» **Exercise requirements**: Reproduce the listing below from the line with "Generate a web" to the line with "const color = d3.scaleSequential(rainbow).domain([0, vmax]);", both lines included, character for character, minus any pictures.

» **Data supplied**:

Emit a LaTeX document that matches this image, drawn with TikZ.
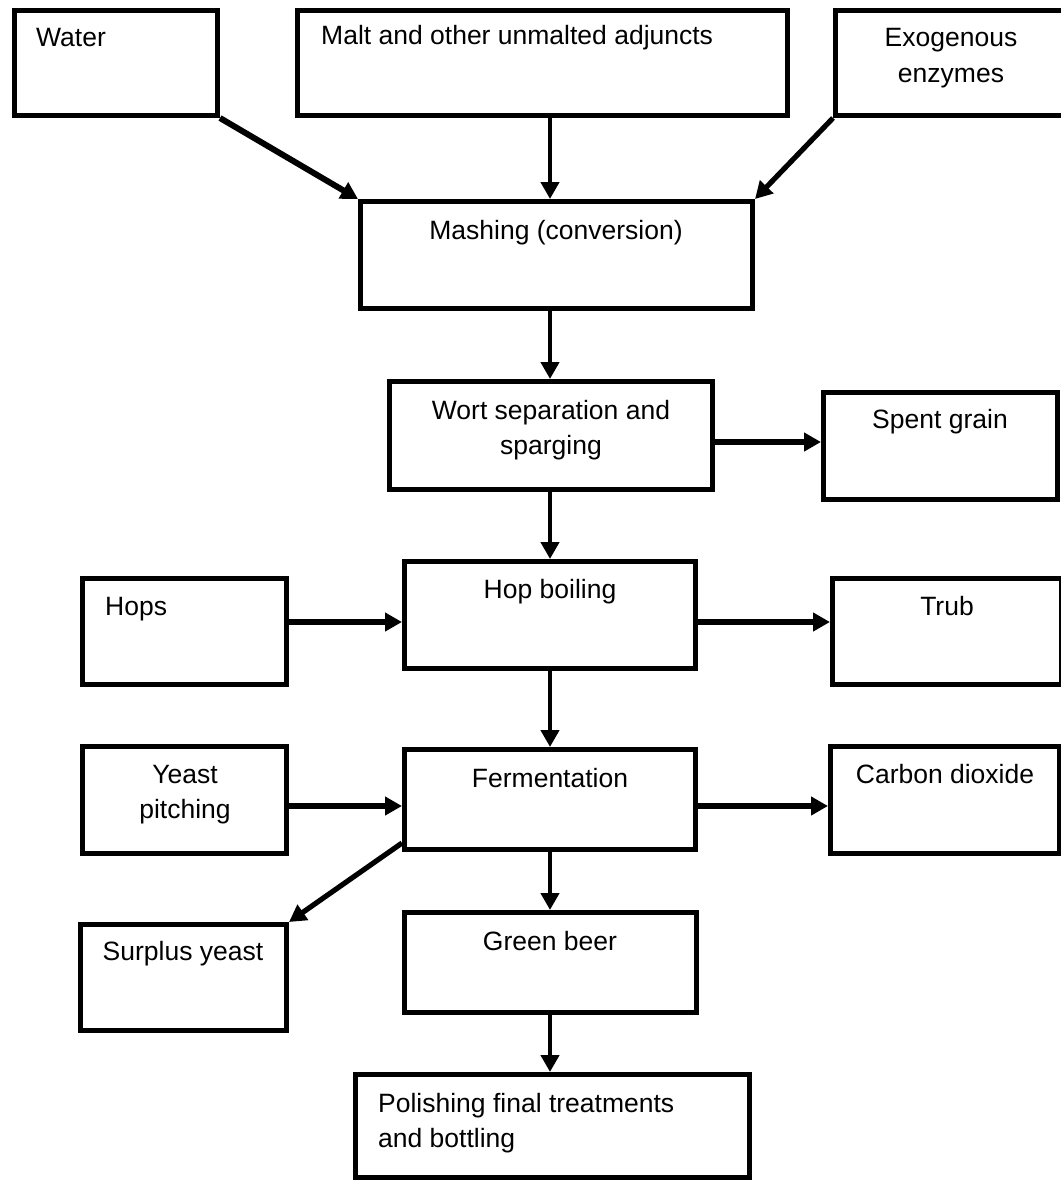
\documentclass[tikz,border=0pt]{standalone}
\usepackage{fontspec}
\setmainfont{Liberation Sans}
\usetikzlibrary{arrows.meta}
\tikzset{
  box/.style={draw,line width=5.3pt,inner sep=0pt,outer sep=2.65pt},
  lbl/.style={font=\fontsize{26.5}{35.5}\selectfont,inner sep=0pt,align=center},
  arr/.style={line width=4.6pt,-{Triangle[length=17pt,width=18pt]}},
  harr/.style={arr,line width=6pt}
}
\begin{document}
\begin{tikzpicture}[x=1pt,y=-1pt]
\useasboundingbox (0,0) rectangle (1060,1180);
% ---- boxes: name/left/top/right/bottom (outer edges) ----
\foreach \n/\l/\t/\r/\b in {
  water/12/8/220/118, malt/295/8/790/118, exo/833/8/1070/118,
  mash/358/199/755/311,
  wort/387/379/715/492, spent/821/390/1060/502,
  hops/80/576/289/687, hopboil/402/559/698/671, trub/830/576/1064/687,
  yeast/80/744/289/856, ferm/402/747/698/852, co2/828/744/1062/856,
  surplus/78/922/289/1033, green/402/910/699/1015,
  polish/353/1072/752/1180%
}{
  \node[box,minimum width={(\r-\l-5.3)*1pt},minimum height={(\b-\t-5.3)*1pt}]
    (\n) at ({(\l+\r)/2},{(\t+\b)/2}) {};
}
% ---- one-line labels ----
\foreach \n/\x/\y/\a/\s in {
  water/36/47/base west/Water,
  malt/321/45/base west/Malt and other unmalted adjuncts,
  mash/556/239/base/Mashing (conversion),
  spent/940/428/base/Spent grain,
  hops/105/615/base west/Hops,
  hopboil/550/598/base/Hop boiling,
  trub/947/615/base/Trub,
  ferm/550/787/base/Fermentation,
  co2/945/783/base/Carbon dioxide,
  surplus/183/960/base/Surplus yeast,
  green/550/950/base/Green beer%
}{
  \node[lbl,anchor=\a] (\n-t) at (\x,\y) {\s};
}
% ---- two-line labels (base = last line) ----
\node[lbl,anchor=base] (exo-t) at (951,82.5) {Exogenous\\enzymes};
\node[lbl,anchor=base] (wort-t) at (551,454.5) {Wort separation and\\sparging};
\node[lbl,anchor=base] (yeast-t) at (185,818.5) {Yeast\\pitching};
\node[lbl,anchor=base west,align=left] (polish-t) at (378,1147.5)
  {Polishing final treatments\\and bottling};
% ---- arrows ----
\coordinate (spine) at (550,0);
\coordinate (row1) at (0,442);
\coordinate (row2) at (0,622);
\coordinate (row3) at (0,806);
\draw[harr] (water.south east) -- (mash.north west);
\draw[arr] (malt.south -| spine) -- (mash.north -| spine);
\draw[arr,line width=5.2pt] (exo.south west) -- (mash.north east);
\foreach \a/\b in {mash/wort, wort/hopboil, hopboil/ferm, ferm/green, green/polish}
  \draw[arr] (\a.south -| spine) -- (\b.north -| spine);
\draw[harr] (wort.east |- row1) -- (spent.west |- row1);
\draw[harr] (hops.east |- row2) -- (hopboil.west |- row2);
\draw[harr] (hopboil.east |- row2) -- (trub.west |- row2);
\draw[harr] (yeast.east |- row3) -- (ferm.west |- row3);
\draw[harr] (ferm.east |- row3) -- (co2.west |- row3);
\draw[arr,line width=5.2pt] ([yshift=9pt]ferm.south west) -- (surplus.north east);
\end{tikzpicture}
\end{document}
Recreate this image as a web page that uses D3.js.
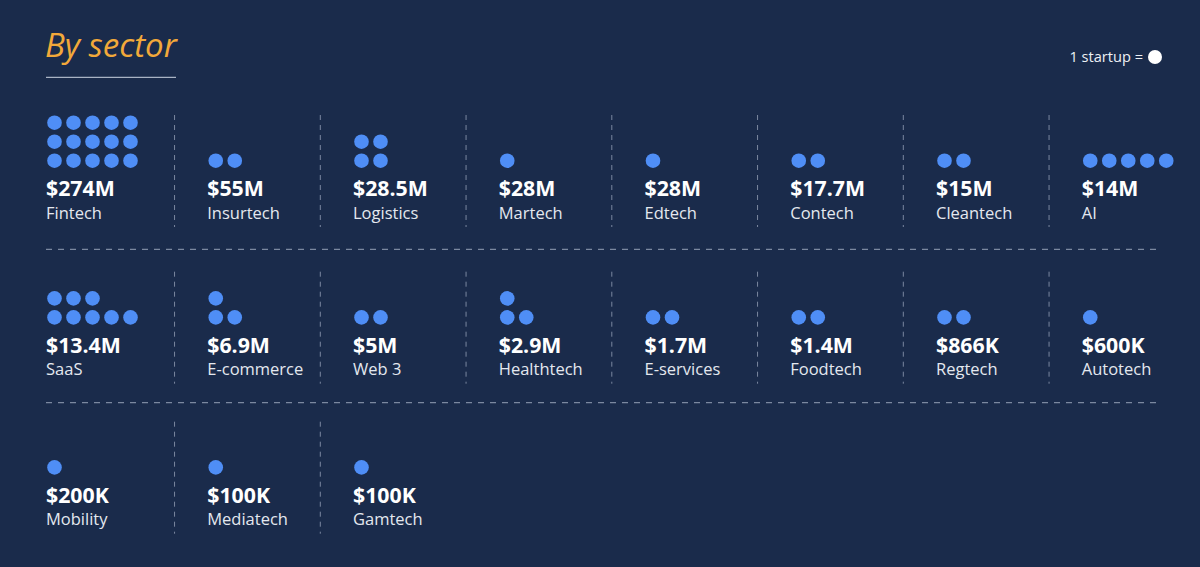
<!DOCTYPE html>
<html>
<head>
<meta charset="utf-8">
<script src="https://cdn.jsdelivr.net/npm/d3@7"></script>
<style>
  html, body { margin: 0; padding: 0; background: #1a2b4b; }
  svg { display: block; }
  text { font-family: "Open Sans", "Noto Sans", sans-serif; }
</style>
</head>
<body>
<svg id="chart" width="1200" height="567"></svg>
<script>
// ---- DATA ----
const sectors = ["Fintech","Insurtech","Logistics","Martech","Edtech","Contech","Cleantech","AI",
                 "SaaS","E-commerce","Web 3","Healthtech","E-services","Foodtech","Regtech","Autotech",
                 "Mobility","Mediatech","Gamtech"];
const amounts = ["$274M","$55M","$28.5M","$28M","$28M","$17.7M","$15M","$14M",
                 "$13.4M","$6.9M","$5M","$2.9M","$1.7M","$1.4M","$866K","$600K",
                 "$200K","$100K","$100K"];
const startups = [15,2,4,1,1,2,2,5, 8,3,2,3,2,2,2,1, 1,1,1];
const dotsPerRow = [5,5,2,5,5,5,5,5, 5,2,5,2,5,5,5,5, 5,5,5];
const title = "By sector";
const legendLabel = "1 startup =";

// ---- LAYOUT ----
const svg = d3.select("#chart");
const W = 1200, H = 567;
const colors = { bg: "#1a2b4b", dot: "#4f8ef6", value: "#ffffff", label: "#e4e8ef",
                 title: "#f2a93a", line: "#7b88a0", underline: "#a9b3c4" };

svg.append("rect").attr("width", W).attr("height", H).attr("fill", colors.bg);

const nCols = 8;
const col = d3.scaleBand().domain(d3.range(nCols)).range([28.3, 1194.3]).paddingInner(0).paddingOuter(0);
const rowBase = d3.scaleOrdinal().domain([0,1,2]).range([196, 352.7, 502.7]);
const dotStep = 19, dotR = 7.3;

const items = sectors.map((s, i) => ({
  name: s, amount: amounts[i], n: startups[i], per: dotsPerRow[i],
  c: i % nCols, r: Math.floor(i / nCols)
}));
const textX = d => col(d.c) + (d.c === 0 ? 17.7 : 33.2);

// Title
svg.append("text").attr("x", 45).attr("y", 57)
  .attr("fill", colors.title).attr("font-size", 33).attr("font-style", "italic")
  .text(title);
svg.append("line").attr("x1", 46).attr("x2", 176).attr("y1", 77.3).attr("y2", 77.3)
  .attr("stroke", colors.underline).attr("stroke-width", 1.3);

// Legend
svg.append("text").attr("x", 1143).attr("y", 62).attr("text-anchor", "end")
  .attr("fill", "#eef1f5").attr("font-size", 14.6).text(legendLabel);
svg.append("circle").attr("cx", 1155).attr("cy", 57).attr("r", 7).attr("fill", "#ffffff");

// Horizontal separators
const rowsCount = d3.max(items, d => d.r) + 1;
d3.range(rowsCount - 1).forEach(r => {
  const y = ((rowBase(r) + 31) + (rowBase(r + 1) - 81)) / 2;
  svg.append("line").attr("x1", 46).attr("x2", 1156).attr("y1", y).attr("y2", y)
    .attr("stroke", colors.line).attr("stroke-width", 1.2).attr("stroke-dasharray", "6,6");
});

// Cells
const cell = svg.selectAll("g.cell").data(items).join("g").attr("class", "cell");

// Vertical separators (left of every cell except first column)
cell.filter(d => d.c > 0).append("line")
  .attr("x1", d => col(d.c) + 0.5).attr("x2", d => col(d.c) + 0.5)
  .attr("y1", d => rowBase(d.r) - 81).attr("y2", d => rowBase(d.r) + 31)
  .attr("stroke", colors.line).attr("stroke-width", 1).attr("stroke-dasharray", "5,5");

// Dots (filled from bottom row up)
cell.each(function(d) {
  const dots = d3.range(d.n).map(k => ({ j: k % d.per, row: Math.floor(k / d.per) }));
  d3.select(this).selectAll("circle").data(dots).join("circle")
    .attr("cx", p => textX(d) + 8.5 + p.j * dotStep)
    .attr("cy", p => rowBase(d.r) - 35.3 - p.row * dotStep)
    .attr("r", dotR).attr("fill", colors.dot);
});

cell.append("text").attr("x", textX).attr("y", d => rowBase(d.r))
  .attr("fill", colors.value).attr("font-size", 21.3).attr("font-weight", 700)
  .text(d => d.amount);
cell.append("text").attr("x", textX).attr("y", d => rowBase(d.r) + 22.5)
  .attr("fill", colors.label).attr("font-size", 16.5)
  .text(d => d.name);
</script>
</body>
</html>
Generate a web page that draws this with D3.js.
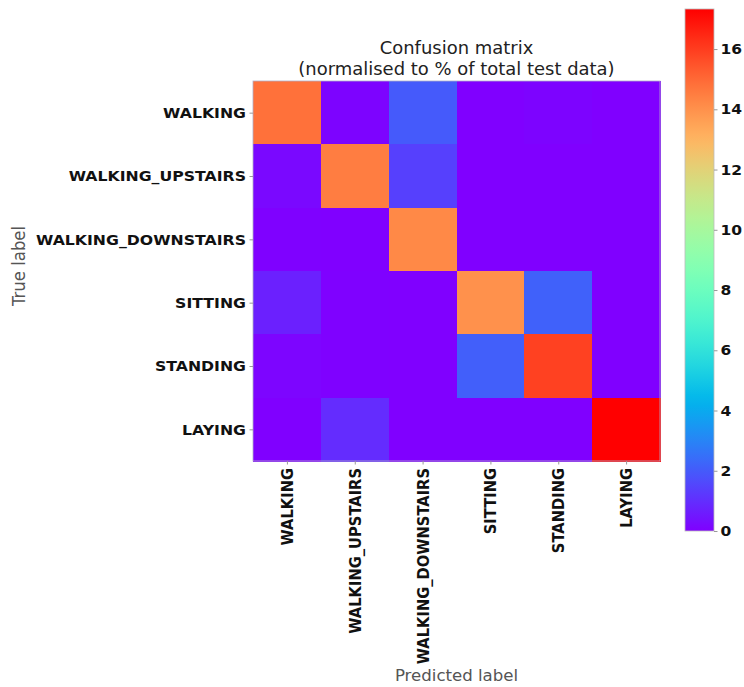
<!DOCTYPE html>
<html>
<head>
<meta charset="utf-8">
<script src="https://cdn.jsdelivr.net/npm/d3@7"></script>
<style>
  html, body { margin: 0; padding: 0; background: #fff; }
  svg { display: block; }
</style>
</head>
<body>
<svg id="chart" width="744" height="687"></svg>
<script>
// ---- data ----
const classes = ["WALKING", "WALKING_UPSTAIRS", "WALKING_DOWNSTAIRS", "SITTING", "STANDING", "LAYING"];
const rowWalking    = [14.8, 0.07, 2.0, 0, 0.07, 0];
const rowUpstairs   = [0.17, 14.5, 1.4, 0, 0, 0];
const rowDownstairs = [0.03, 0, 14.2, 0, 0, 0];
const rowSitting    = [0.7, 0.03, 0, 14.0, 2.15, 0];
const rowStanding   = [0.1, 0.03, 0, 2.1, 15.9, 0];
const rowLaying     = [0, 0.95, 0, 0, 0, 17.33];
const matrix = [rowWalking, rowUpstairs, rowDownstairs, rowSitting, rowStanding, rowLaying];
const colorbarTicks = [0, 2, 4, 6, 8, 10, 12, 14, 16];
const titleLines = ["Confusion matrix", "(normalised to % of total test data)"];
const xLabel = "Predicted label";
const yLabel = "True label";

// ---- colormap (matplotlib "rainbow") ----
function rainbow(t) {
  t = Math.max(0, Math.min(1, t));
  const r = Math.min(1, Math.abs(2 * t - 0.5));
  const g = Math.sin(Math.PI * t);
  const b = Math.cos(Math.PI / 2 * t);
  return d3.rgb(r * 255, g * 255, b * 255).formatHex();
}

const vmax = d3.max(matrix.flat());
const color = d3.scaleSequential(rainbow).domain([0, vmax]);

const svg = d3.select("#chart");
const font = "'DejaVu Sans', sans-serif";
const SX = 1.07; // horizontal stretch of the original figure

// ---- layout ----
const hm = { left: 253, right: 660, top: 81, bottom: 461 };
const x = d3.scaleBand().domain(d3.range(classes.length)).range([hm.left, hm.right]);
const y = d3.scaleBand().domain(d3.range(classes.length)).range([hm.top, hm.bottom]);

// cells
const cells = [];
matrix.forEach((row, i) => row.forEach((v, j) => cells.push({ i, j, v })));
svg.append("g")
  .selectAll("rect")
  .data(cells)
  .join("rect")
  .attr("x", d => x(d.j))
  .attr("y", d => y(d.i))
  .attr("width", x.bandwidth() + 0.5)
  .attr("height", y.bandwidth() + 0.5)
  .attr("fill", d => color(d.v))
  .attr("shape-rendering", "crispEdges");

// frame
svg.append("rect")
  .attr("x", hm.left).attr("y", hm.top)
  .attr("width", hm.right - hm.left).attr("height", hm.bottom - hm.top)
  .attr("fill", "none").attr("stroke", "#b0b0c8").attr("stroke-width", 0.8);

// axes
const xAxis = d3.axisBottom(d3.scalePoint().domain(classes).range([hm.left + x.bandwidth() / 2, hm.right - x.bandwidth() / 2]))
  .tickSize(3.5).tickPadding(3.5);
const gx = svg.append("g").attr("transform", `translate(0,${hm.bottom})`).call(xAxis);
gx.select(".domain").remove();
gx.selectAll(".tick line").attr("stroke", "#999");
gx.selectAll(".tick text")
  .attr("font-family", font).attr("font-weight", "bold").attr("font-size", 14.7).attr("fill", "#111")
  .attr("transform", `scale(${SX},1) rotate(-90)`)
  .attr("text-anchor", "end")
  .attr("x", -7).attr("y", 0).attr("dy", "0.35em");

const yAxis = d3.axisLeft(d3.scalePoint().domain(classes).range([hm.top + y.bandwidth() / 2, hm.bottom - y.bandwidth() / 2]))
  .tickSize(3.5).tickPadding(3.5);
const gy = svg.append("g").attr("transform", `translate(${hm.left},0)`).call(yAxis);
gy.select(".domain").remove();
gy.selectAll(".tick line").attr("stroke", "#999");
gy.selectAll(".tick text")
  .attr("font-family", font).attr("font-weight", "bold").attr("font-size", 14.7).attr("fill", "#111")
  .attr("x", -7 / SX)
  .attr("transform", `scale(${SX},1)`);

// title
const cx = (hm.left + hm.right) / 2;
[54, 75].forEach((yy, k) => {
  svg.append("text")
    .attr("x", cx / SX).attr("y", yy)
    .attr("transform", `scale(${SX},1)`)
    .attr("text-anchor", "middle").attr("font-family", font).attr("font-size", 16.8).attr("fill", "#222")
    .text(titleLines[k]);
});

// axis labels
svg.append("text")
  .attr("transform", `scale(${SX},1) translate(${25 / SX},${(hm.top + hm.bottom) / 2 - 5}) rotate(-90)`)
  .attr("text-anchor", "middle").attr("font-family", font).attr("font-size", 16.5).attr("fill", "#555")
  .text(yLabel);
svg.append("text")
  .attr("x", cx / SX).attr("y", 681)
  .attr("transform", `scale(${SX},1)`)
  .attr("text-anchor", "middle").attr("font-family", font).attr("font-size", 15.5).attr("fill", "#555")
  .text(xLabel);

// ---- colorbar ----
const cb = { left: 685, right: 714, top: 9, bottom: 531 };
const cbScale = d3.scaleLinear().domain([0, vmax]).range([cb.bottom, cb.top]);
const defs = svg.append("defs");
const grad = defs.append("linearGradient").attr("id", "cbgrad")
  .attr("x1", 0).attr("y1", 1).attr("x2", 0).attr("y2", 0);
grad.selectAll("stop")
  .data(d3.range(0, 1.0001, 0.02))
  .join("stop")
  .attr("offset", d => d)
  .attr("stop-color", d => color(d * vmax));
svg.append("rect")
  .attr("x", cb.left).attr("y", cb.top)
  .attr("width", cb.right - cb.left).attr("height", cb.bottom - cb.top)
  .attr("fill", "url(#cbgrad)")
  .attr("stroke", "#bbb").attr("stroke-width", 0.8);
const cbAxis = d3.axisRight(cbScale).tickValues(colorbarTicks).tickFormat(d3.format("d"))
  .tickSize(3.5).tickPadding(3);
const gcb = svg.append("g").attr("transform", `translate(${cb.right},0)`).call(cbAxis);
gcb.select(".domain").remove();
gcb.selectAll(".tick line").attr("stroke", "#999");
gcb.selectAll(".tick text")
  .attr("font-family", font).attr("font-weight", "bold").attr("font-size", 14.5).attr("fill", "#111")
  .attr("x", 6.5 / SX)
  .attr("transform", `scale(${SX},1)`);
</script>
</body>
</html>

» **Full answer**:
Generate a web page that draws this with D3.js.
<!DOCTYPE html>
<html>
<head>
<meta charset="utf-8">
<script src="https://cdn.jsdelivr.net/npm/d3@7"></script>
<style>
  html, body { margin: 0; padding: 0; background: #fff; }
  svg { display: block; }
</style>
</head>
<body>
<svg id="chart" width="744" height="687"></svg>
<script>
// ---- data ----
const classes = ["WALKING", "WALKING_UPSTAIRS", "WALKING_DOWNSTAIRS", "SITTING", "STANDING", "LAYING"];
const rowWalking    = [14.8, 0.07, 2.0, 0, 0.07, 0];
const rowUpstairs   = [0.17, 14.5, 1.4, 0, 0, 0];
const rowDownstairs = [0.03, 0, 14.2, 0, 0, 0];
const rowSitting    = [0.7, 0.03, 0, 14.0, 2.15, 0];
const rowStanding   = [0.1, 0.03, 0, 2.1, 15.9, 0];
const rowLaying     = [0, 0.95, 0, 0, 0, 17.33];
const matrix = [rowWalking, rowUpstairs, rowDownstairs, rowSitting, rowStanding, rowLaying];
const colorbarTicks = [0, 2, 4, 6, 8, 10, 12, 14, 16];
const titleLines = ["Confusion matrix", "(normalised to % of total test data)"];
const xLabel = "Predicted label";
const yLabel = "True label";

// ---- colormap (matplotlib "rainbow") ----
function rainbow(t) {
  t = Math.max(0, Math.min(1, t));
  const r = Math.min(1, Math.abs(2 * t - 0.5));
  const g = Math.sin(Math.PI * t);
  const b = Math.cos(Math.PI / 2 * t);
  return d3.rgb(r * 255, g * 255, b * 255).formatHex();
}

const vmax = d3.max(matrix.flat());
const color = d3.scaleSequential(rainbow).domain([0, vmax]);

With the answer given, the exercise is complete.